=== Exercise objective ===
Leave out the pictures, and retype only the lines from the beginning of the material through the line that contains "const parse = d3.timeParse('%Y-%m-%d %H:%M');", including both.
[Collected data start]
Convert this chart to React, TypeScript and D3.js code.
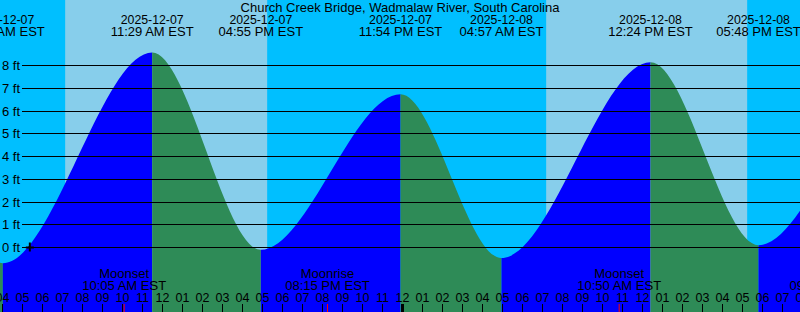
import React from 'react';
import * as d3 from 'd3';

const TITLE = 'Church Creek Bridge, Wadmalaw River, South Carolina';

// High / low tide events (local EST), heights in feet
const tideTimes = [
  '2025-12-06 16:20',
  '2025-12-06 22:35',
  '2025-12-07 04:01',
  '2025-12-07 11:29',
  '2025-12-07 16:55',
  '2025-12-07 23:54',
  '2025-12-08 04:57',
  '2025-12-08 12:24',
  '2025-12-08 17:48',
  '2025-12-09 00:25',
  '2025-12-09 05:40',
];
const tideHeights = [0.0, 6.9, -0.69, 8.57, -0.1, 6.74, -0.46, 8.14, 0.1, 6.6, -0.3];

// Daylight intervals
const sunriseTimes = ['2025-12-07 07:08', '2025-12-08 07:11'];
const sunsetTimes = ['2025-12-07 17:14', '2025-12-08 17:14'];

// Moon events
const moonLabels = ['Moonset', 'Moonrise', 'Moonset', 'Moonrise'];
const moonTimes = ['2025-12-07 10:05', '2025-12-07 20:15', '2025-12-08 10:50', '2025-12-08 21:28'];

// Y axis levels (ft)
const yLevels = [0, 1, 2, 3, 4, 5, 6, 7, 8];

const markTime = '2025-12-07 05:22';

const W = 800;
const H = 312;
const FONT = '"Liberation Sans", Arial, sans-serif';
const DAY = '#87CEEB';
const NIGHT = '#00BFFF';
const RISE = '#0000FF';
const FALL = '#2E8B57';

const parse = d3.timeParse('%Y-%m-%d %H:%M');

export default function App() {
  const t0 = parse('2025-12-07 04:00') as Date;
  const t1 = parse('2025-12-09 04:00') as Date;
  const x = d3.scaleTime().domain([t0, t1]).range([2.5, 2.5 + 48 * 20]);
  const y = d3.scaleLinear().domain([0, 8]).range([247.5, 65.5]);

  const tides = tideTimes.map((s, i) => ({ t: parse(s) as Date, h: tideHeights[i] }));
  const area = d3
    .area<{ t: Date; h: number }>()
    .x((d) => x(d.t))
    .y0(H)
    .y1((d) => y(d.h))
    .curve(d3.curveMonotoneX);
  const areaPath = area(tides) || '';

  const vis0 = x.invert(0);
  const vis1 = x.invert(W);
  const hours = d3.timeHour.range(d3.timeHour.ceil(d3.timeHour.offset(vis0, -1)), d3.timeHour.offset(vis1, 1));
  const fmtDate = d3.timeFormat('%Y-%m-%d');
  const fmtTime = d3.timeFormat('%I:%M %p');
  const fmtHour = d3.timeFormat('%I');

  const labeled = tides.filter((d) => x(d.t) > -60 && x(d.t) < W + 60);
  const mark = parse(markTime) as Date;

  return (
    <svg
      width={W}
      height={H}
      style={{ position: 'absolute', left: 0, top: 0, display: 'block' }}
      fontFamily={FONT}
      fontSize={13}
    >
      <defs>
        {tides.slice(0, -1).map((d, i) => (
          <clipPath id={`seg${i}`} key={i}>
            <rect x={x(d.t)} y={0} width={x(tides[i + 1].t) - x(d.t)} height={H} />
          </clipPath>
        ))}
      </defs>
      <rect x={0} y={0} width={W} height={H} fill={NIGHT} />
      {sunriseTimes.map((s, i) => {
        const a = x(parse(s) as Date);
        const b = x(parse(sunsetTimes[i]) as Date);
        return <rect key={i} x={a} y={0} width={b - a} height={H} fill={DAY} />;
      })}
      {tides.slice(0, -1).map((d, i) => (
        <path
          key={i}
          d={areaPath}
          fill={tides[i + 1].h > d.h ? RISE : FALL}
          clipPath={`url(#seg${i})`}
        />
      ))}
      {yLevels.map((v) => (
        <g key={v}>
          <line x1={22} x2={W} y1={y(v)} y2={y(v)} stroke="#000" strokeWidth={1} shapeRendering="crispEdges" />
          <text x={20} y={y(v) + 4.5} textAnchor="end" fill="#000">
            {`${v} ft`}
          </text>
        </g>
      ))}
      <g stroke="#000" strokeWidth={2}>
        <line x1={x(mark) - 4} x2={x(mark) + 4} y1={y(0)} y2={y(0)} />
        <line x1={x(mark)} x2={x(mark)} y1={y(0) - 5} y2={y(0) + 4} />
      </g>
      <text x={W / 2} y={12} textAnchor="middle" fill="#000">
        {TITLE}
      </text>
      {labeled.map((d, i) => (
        <g key={i}>
          <text x={x(d.t)} y={24} textAnchor="middle" fill="#000" fontSize={12.3}>
            {fmtDate(d.t)}
          </text>
          <text x={x(d.t)} y={36} textAnchor="middle" fill="#000">
            {`${fmtTime(d.t)} EST`}
          </text>
        </g>
      ))}
      {moonTimes.map((s, i) => {
        const t = parse(s) as Date;
        return (
          <g key={i}>
            <text x={x(t)} y={278} textAnchor="middle" fill="#000">
              {moonLabels[i]}
            </text>
            <text x={x(t)} y={290} textAnchor="middle" fill="#000">
              {`${fmtTime(t)} EST`}
            </text>
          </g>
        );
      })}
      {hours.map((h, i) => (
        <g key={i}>
          <line
            x1={x(h)}
            x2={x(h)}
            y1={304}
            y2={H}
            stroke="#000"
            strokeWidth={h.getHours() === 0 ? 3 : 1}
          />
          <text x={x(h)} y={302} textAnchor="middle" fill="#000" fontSize={12.5}>
            {fmtHour(h)}
          </text>
        </g>
      ))}
      {moonTimes.map((s, i) => {
        const t = parse(s) as Date;
        return <line key={i} x1={x(t)} x2={x(t)} y1={304} y2={H} stroke="#FF0000" strokeWidth={1} />;
      })}
    </svg>
  );
}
[Collected data end]
=== Reply ===
Convert this chart to React, TypeScript and D3.js code.
import React from 'react';
import * as d3 from 'd3';

const TITLE = 'Church Creek Bridge, Wadmalaw River, South Carolina';

// High / low tide events (local EST), heights in feet
const tideTimes = [
  '2025-12-06 16:20',
  '2025-12-06 22:35',
  '2025-12-07 04:01',
  '2025-12-07 11:29',
  '2025-12-07 16:55',
  '2025-12-07 23:54',
  '2025-12-08 04:57',
  '2025-12-08 12:24',
  '2025-12-08 17:48',
  '2025-12-09 00:25',
  '2025-12-09 05:40',
];
const tideHeights = [0.0, 6.9, -0.69, 8.57, -0.1, 6.74, -0.46, 8.14, 0.1, 6.6, -0.3];

// Daylight intervals
const sunriseTimes = ['2025-12-07 07:08', '2025-12-08 07:11'];
const sunsetTimes = ['2025-12-07 17:14', '2025-12-08 17:14'];

// Moon events
const moonLabels = ['Moonset', 'Moonrise', 'Moonset', 'Moonrise'];
const moonTimes = ['2025-12-07 10:05', '2025-12-07 20:15', '2025-12-08 10:50', '2025-12-08 21:28'];

// Y axis levels (ft)
const yLevels = [0, 1, 2, 3, 4, 5, 6, 7, 8];

const markTime = '2025-12-07 05:22';

const W = 800;
const H = 312;
const FONT = '"Liberation Sans", Arial, sans-serif';
const DAY = '#87CEEB';
const NIGHT = '#00BFFF';
const RISE = '#0000FF';
const FALL = '#2E8B57';

const parse = d3.timeParse('%Y-%m-%d %H:%M');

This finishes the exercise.